◆ **What the task requires**:
Your answer should consist only of the lines below from the one with "Generate a Python" through the one with "ax = fig.add_axes([141", copied exactly.

◆ **Given records**:

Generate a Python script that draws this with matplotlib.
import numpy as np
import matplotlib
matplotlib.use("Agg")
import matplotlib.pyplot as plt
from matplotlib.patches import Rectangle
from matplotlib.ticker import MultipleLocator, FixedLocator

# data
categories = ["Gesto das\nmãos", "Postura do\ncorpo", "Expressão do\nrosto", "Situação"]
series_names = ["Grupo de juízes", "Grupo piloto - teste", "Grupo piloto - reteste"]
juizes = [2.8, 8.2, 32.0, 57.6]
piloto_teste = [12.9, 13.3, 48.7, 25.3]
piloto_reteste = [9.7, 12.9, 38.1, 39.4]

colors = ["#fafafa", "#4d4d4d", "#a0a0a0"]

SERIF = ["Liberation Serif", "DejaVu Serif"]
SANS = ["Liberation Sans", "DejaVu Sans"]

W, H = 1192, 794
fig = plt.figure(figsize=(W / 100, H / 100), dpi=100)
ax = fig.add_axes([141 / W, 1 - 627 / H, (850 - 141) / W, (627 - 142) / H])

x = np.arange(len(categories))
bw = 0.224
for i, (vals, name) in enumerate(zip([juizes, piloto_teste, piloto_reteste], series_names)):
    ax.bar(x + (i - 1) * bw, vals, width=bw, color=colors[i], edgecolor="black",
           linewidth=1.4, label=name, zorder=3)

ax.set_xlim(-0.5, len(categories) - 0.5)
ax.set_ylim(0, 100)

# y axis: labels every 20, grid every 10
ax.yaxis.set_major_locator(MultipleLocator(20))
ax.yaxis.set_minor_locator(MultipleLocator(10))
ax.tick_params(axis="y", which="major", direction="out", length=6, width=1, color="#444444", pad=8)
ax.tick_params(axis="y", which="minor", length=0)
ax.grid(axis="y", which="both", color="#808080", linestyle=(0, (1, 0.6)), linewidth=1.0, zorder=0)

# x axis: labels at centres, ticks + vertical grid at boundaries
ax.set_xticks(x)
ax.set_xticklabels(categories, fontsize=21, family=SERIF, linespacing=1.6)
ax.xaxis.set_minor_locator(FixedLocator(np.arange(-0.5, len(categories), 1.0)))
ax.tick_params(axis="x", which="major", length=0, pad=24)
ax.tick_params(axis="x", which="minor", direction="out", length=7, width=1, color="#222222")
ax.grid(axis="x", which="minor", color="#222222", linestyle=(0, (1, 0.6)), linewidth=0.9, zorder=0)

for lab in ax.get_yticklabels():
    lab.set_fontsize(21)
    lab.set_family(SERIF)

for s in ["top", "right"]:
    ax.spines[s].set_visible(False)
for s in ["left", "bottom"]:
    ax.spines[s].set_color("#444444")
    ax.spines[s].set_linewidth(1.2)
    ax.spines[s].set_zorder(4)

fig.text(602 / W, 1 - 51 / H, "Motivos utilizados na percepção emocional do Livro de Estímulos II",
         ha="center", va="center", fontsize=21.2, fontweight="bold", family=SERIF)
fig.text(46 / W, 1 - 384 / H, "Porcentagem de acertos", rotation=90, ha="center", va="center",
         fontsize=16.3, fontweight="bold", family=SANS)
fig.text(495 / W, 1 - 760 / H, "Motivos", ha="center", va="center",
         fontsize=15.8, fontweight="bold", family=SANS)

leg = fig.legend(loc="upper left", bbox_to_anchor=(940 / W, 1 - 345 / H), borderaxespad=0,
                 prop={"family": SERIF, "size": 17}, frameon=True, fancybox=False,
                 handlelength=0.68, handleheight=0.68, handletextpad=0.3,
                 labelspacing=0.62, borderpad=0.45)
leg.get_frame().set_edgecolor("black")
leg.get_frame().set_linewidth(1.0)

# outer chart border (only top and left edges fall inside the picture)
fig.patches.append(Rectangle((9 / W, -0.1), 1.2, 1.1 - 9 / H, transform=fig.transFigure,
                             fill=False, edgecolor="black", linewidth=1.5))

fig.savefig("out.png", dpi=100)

* * *

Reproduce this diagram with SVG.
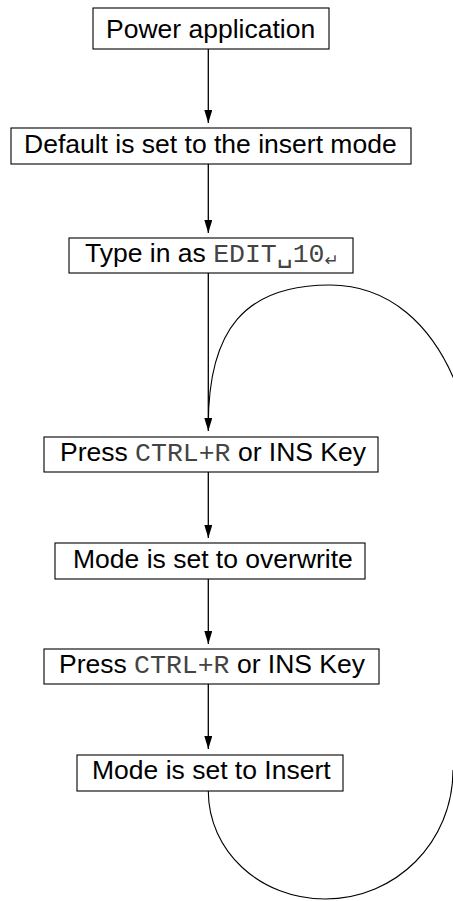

◆ **Worked answer**:
Generate a Python script that draws this with matplotlib.
import numpy as np
import matplotlib
matplotlib.use("Agg")
import matplotlib.pyplot as plt
from matplotlib.patches import Rectangle
from matplotlib.ticker import MultipleLocator, FixedLocator

# data
categories = ["Gesto das\nmãos", "Postura do\ncorpo", "Expressão do\nrosto", "Situação"]
series_names = ["Grupo de juízes", "Grupo piloto - teste", "Grupo piloto - reteste"]
juizes = [2.8, 8.2, 32.0, 57.6]
piloto_teste = [12.9, 13.3, 48.7, 25.3]
piloto_reteste = [9.7, 12.9, 38.1, 39.4]

colors = ["#fafafa", "#4d4d4d", "#a0a0a0"]

SERIF = ["Liberation Serif", "DejaVu Serif"]
SANS = ["Liberation Sans", "DejaVu Sans"]

W, H = 1192, 794
fig = plt.figure(figsize=(W / 100, H / 100), dpi=100)
ax = fig.add_axes([141 / W, 1 - 627 / H, (850 - 141) / W, (627 - 142) / H])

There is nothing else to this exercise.